General information
- Type: Station
- Location: 100 km south-west of Port Hedland, Pilbara, Western Australia
- Coordinates: 20°31′10″S 118°03′34″E﻿ / ﻿20.51944°S 118.05944°E

Western Australia Heritage Register
- Designated: 16 May 2008
- Reference no.: 4004

= Mundabullangana, Western Australia =

Pastoral lease in Western Australia

Mundabullangana is a settlement in Western Australia, located approximately 100 km south-west of Port Hedland. It is the site of a 225,000-hectare cattle station. Mundabullangana is more commonly known as Munda Station.

In 1872, brothers Roderick Louden Mackay and Donald McDonald Mackay, then their younger brother Donald Mackay and his son, Samuel Peter Mackay, took up a tract of country on the Yule River, where there was a good pool of permanent water, bearing the Aboriginal name Mundabullangana. Although for most of its history Mundabullangana was predominantly a sheep station, in 1985, long after it passed out of the Mackay family, it was destocked in favour of cattle.

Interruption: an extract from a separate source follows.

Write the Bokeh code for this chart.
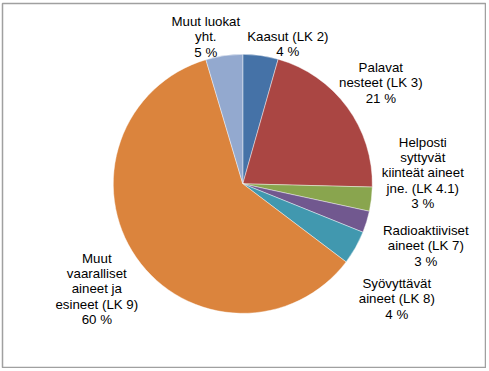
import math
from bokeh.plotting import figure
from bokeh.models import ColumnDataSource, Range1d
from bokeh.core.properties import value
from bokeh.embed import file_html
from bokeh.resources import INLINE

# ---- data ----
categories = [
    "Kaasut (LK 2)",
    "Palavat nesteet (LK 3)",
    "Helposti syttyvät kiinteät aineet jne. (LK 4.1)",
    "Radioaktiiviset aineet (LK 7)",
    "Syövyttävät aineet (LK 8)",
    "Muut vaaralliset aineet ja esineet (LK 9)",
    "Muut luokat yht.",
]
shares = [4.4, 21.0, 3.0, 2.7, 4.2, 60.1, 4.6]
label_texts = [
    "Kaasut (LK 2)\n4 %",
    "Palavat\nnesteet (LK 3)\n21 %",
    "Helposti\nsyttyvät\nkiinteät aineet\njne. (LK 4.1)\n3 %",
    "Radioaktiiviset\naineet (LK 7)\n3 %",
    "Syövyttävät\naineet (LK 8)\n4 %",
    "Muut\nvaaralliset\naineet ja\nesineet (LK 9)\n60 %",
    "Muut luokat\nyht.\n5 %",
]
colors = ["#4572A7", "#AA4643", "#89A54E", "#71588F", "#4198AF", "#DB843D", "#93A9CF"]

# label placement: block centre offsets from pie centre (px, y up)
label_dx = [45, 138, 180, 183, 154, -146, -37]
label_dy = [140, 101, 11, -62, -115, -105, 147]
LINE_H = 15.3

# ---- geometry ----
W, H = 486, 368
BL, BT, BR, BB = 2, 3, 1, 1          # space around the bordered frame
FW, FH = W - BL - BR, H - BT - BB
cx_frame, cy_frame = 242.3 - BL, 183.3 - BT   # pie centre inside the frame
R = 129.5

total = sum(shares)
starts, ends = [], []
acc = 0.0
for s in shares:
    starts.append(math.pi / 2 - 2 * math.pi * acc / total)
    acc += s
    ends.append(math.pi / 2 - 2 * math.pi * acc / total)

src = ColumnDataSource(dict(cat=categories, share=shares, start=starts, end=ends, color=colors))

lx, ly, lt = [], [], []
for dx, dy, t in zip(label_dx, label_dy, label_texts):
    lines = t.split("\n")
    n = len(lines)
    for i, line in enumerate(lines):
        lx.append(dx)
        ly.append(dy + ((n - 1) / 2 - i) * LINE_H)
        lt.append(line)
lab = ColumnDataSource(dict(x=lx, y=ly, text=lt))

p = figure(width=W, height=H, output_backend="svg", toolbar_location=None,
           x_range=Range1d(-cx_frame, FW - cx_frame),
           y_range=Range1d(-(FH - cy_frame), cy_frame),
           min_border_left=BL, min_border_top=BT, min_border_right=BR, min_border_bottom=BB,
           background_fill_color="white", border_fill_color="white")
p.axis.visible = False
p.grid.visible = False
p.outline_line_color = "#a0a0a0"
p.outline_line_width = 1.5

p.wedge(x=0, y=0, radius=R, start_angle="start", end_angle="end", direction="clock",
        fill_color="color", line_color="white", line_width=0.6, line_alpha=0.7, source=src)

p.text(x="x", y="y", text="text", source=lab, text_align="center", text_baseline="middle",
       text_font=value("Liberation Sans"), text_font_size="13.3px", text_color="black")

open("out.html", "w").write(file_html(p, INLINE))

The station originally occupied an area of 1000000 acre and by 1903, following the death of his father, Samuel Mackay became the sole owner of the station.

With its lease taken up in the 1870s, Mundabullangana Station is significant as the first pastoral lease taken up by European settlers in the Yule and Turner River areas of Western Australia. It became one of the largest and most successful enterprises of its kind in the nineteenth and early twentieth centuries, and its pastoral use continued through the twentieth century, and into the twenty-first century.

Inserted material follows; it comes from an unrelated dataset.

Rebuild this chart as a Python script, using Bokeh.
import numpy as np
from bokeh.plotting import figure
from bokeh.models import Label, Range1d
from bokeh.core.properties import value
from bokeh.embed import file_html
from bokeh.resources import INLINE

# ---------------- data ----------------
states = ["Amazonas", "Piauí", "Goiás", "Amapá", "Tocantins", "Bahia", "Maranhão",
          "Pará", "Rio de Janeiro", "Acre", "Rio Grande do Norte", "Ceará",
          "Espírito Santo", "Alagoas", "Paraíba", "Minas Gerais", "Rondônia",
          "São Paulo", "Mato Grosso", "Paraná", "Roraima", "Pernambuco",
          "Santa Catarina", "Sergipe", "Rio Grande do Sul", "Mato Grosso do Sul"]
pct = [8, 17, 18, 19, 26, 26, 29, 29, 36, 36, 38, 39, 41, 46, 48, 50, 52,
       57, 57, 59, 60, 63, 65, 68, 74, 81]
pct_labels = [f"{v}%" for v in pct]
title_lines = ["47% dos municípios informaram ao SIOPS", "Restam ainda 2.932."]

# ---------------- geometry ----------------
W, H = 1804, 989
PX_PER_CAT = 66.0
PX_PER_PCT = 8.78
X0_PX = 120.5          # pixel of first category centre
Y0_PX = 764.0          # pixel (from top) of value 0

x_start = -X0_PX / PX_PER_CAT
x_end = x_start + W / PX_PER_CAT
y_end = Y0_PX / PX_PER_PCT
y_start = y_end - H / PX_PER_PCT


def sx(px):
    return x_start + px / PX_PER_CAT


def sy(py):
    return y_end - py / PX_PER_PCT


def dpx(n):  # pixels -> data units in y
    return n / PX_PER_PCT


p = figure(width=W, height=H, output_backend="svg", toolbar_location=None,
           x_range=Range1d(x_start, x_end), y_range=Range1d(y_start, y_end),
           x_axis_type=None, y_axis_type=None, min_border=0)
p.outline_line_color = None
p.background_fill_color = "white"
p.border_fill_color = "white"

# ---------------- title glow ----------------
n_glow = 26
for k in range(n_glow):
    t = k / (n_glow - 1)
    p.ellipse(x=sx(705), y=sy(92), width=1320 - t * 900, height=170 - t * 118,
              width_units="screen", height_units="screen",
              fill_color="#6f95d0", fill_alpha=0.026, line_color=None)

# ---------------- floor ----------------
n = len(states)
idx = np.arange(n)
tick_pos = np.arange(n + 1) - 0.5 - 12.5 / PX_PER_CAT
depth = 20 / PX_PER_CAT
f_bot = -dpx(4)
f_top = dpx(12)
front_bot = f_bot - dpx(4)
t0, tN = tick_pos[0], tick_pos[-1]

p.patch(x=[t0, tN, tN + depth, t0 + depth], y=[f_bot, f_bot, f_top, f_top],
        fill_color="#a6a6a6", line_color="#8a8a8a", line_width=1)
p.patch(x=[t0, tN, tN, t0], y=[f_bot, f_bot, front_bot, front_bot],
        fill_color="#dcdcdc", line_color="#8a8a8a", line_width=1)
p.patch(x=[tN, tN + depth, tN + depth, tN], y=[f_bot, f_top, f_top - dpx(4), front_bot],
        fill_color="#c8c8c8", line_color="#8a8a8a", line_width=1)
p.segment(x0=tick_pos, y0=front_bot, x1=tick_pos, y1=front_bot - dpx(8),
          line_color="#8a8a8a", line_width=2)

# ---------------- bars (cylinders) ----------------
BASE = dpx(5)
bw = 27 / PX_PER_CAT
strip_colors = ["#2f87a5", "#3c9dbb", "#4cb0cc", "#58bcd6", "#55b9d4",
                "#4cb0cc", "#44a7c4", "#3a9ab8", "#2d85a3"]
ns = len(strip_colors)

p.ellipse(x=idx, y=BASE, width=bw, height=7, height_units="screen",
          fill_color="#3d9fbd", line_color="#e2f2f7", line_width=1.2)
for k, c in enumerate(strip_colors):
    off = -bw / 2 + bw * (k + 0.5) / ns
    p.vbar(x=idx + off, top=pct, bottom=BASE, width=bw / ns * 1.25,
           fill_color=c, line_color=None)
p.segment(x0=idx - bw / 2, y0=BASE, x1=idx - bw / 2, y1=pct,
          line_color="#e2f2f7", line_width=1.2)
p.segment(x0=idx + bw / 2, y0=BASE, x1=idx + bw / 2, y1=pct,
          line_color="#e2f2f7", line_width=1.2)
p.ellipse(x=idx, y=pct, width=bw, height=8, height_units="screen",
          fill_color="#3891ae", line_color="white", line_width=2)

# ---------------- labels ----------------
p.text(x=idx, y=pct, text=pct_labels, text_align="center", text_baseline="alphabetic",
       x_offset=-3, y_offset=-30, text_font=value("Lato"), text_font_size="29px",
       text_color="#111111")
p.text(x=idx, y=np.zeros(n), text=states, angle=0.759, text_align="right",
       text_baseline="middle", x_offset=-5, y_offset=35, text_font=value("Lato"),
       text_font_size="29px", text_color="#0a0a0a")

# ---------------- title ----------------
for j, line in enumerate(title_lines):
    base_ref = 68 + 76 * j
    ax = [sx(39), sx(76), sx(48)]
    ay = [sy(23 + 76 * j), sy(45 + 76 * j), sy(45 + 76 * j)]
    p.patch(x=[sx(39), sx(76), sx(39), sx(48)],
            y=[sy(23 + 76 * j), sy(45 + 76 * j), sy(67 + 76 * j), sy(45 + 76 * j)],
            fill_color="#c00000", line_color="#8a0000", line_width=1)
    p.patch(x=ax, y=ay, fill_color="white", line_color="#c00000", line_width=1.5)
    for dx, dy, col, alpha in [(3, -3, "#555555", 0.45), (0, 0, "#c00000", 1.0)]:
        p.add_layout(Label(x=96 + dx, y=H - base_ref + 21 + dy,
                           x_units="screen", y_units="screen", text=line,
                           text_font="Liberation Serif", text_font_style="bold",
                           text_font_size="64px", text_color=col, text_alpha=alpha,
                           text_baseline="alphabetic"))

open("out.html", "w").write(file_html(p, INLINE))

In 1898, the station recorded 10 in of rain following a cyclone in the area. The Aboriginal workers on the station said the Yule River ran higher than ever before as a result of the deluge.

In 1925, the property was sold by the Mackay estate for £87,000, when it occupied an area of 511807 acre and was stocked with 35,000 sheep and 190 horses. It was acquired by the Craig brothers, who also owned Portree, Yalbago, Wandina and Maroonah Stations.

The homestead at Mundabullangana Station is a good example of Victorian Georgian style architecture. On 2 March 1984, Mundabullangana homestead was entered on the Register of the National Estate. The nomination lapsed, and it was removed from the Register on 14 May 1991.

The lessee in 2015 was Michael Thompson, who also grazes his cattle on neighbouring Boodarie Station. Following a series of incidents of poaching and arson in 2015, costing Thompson $100,000, he closed the gates to Mundabullangana and employed guards to keep the public out.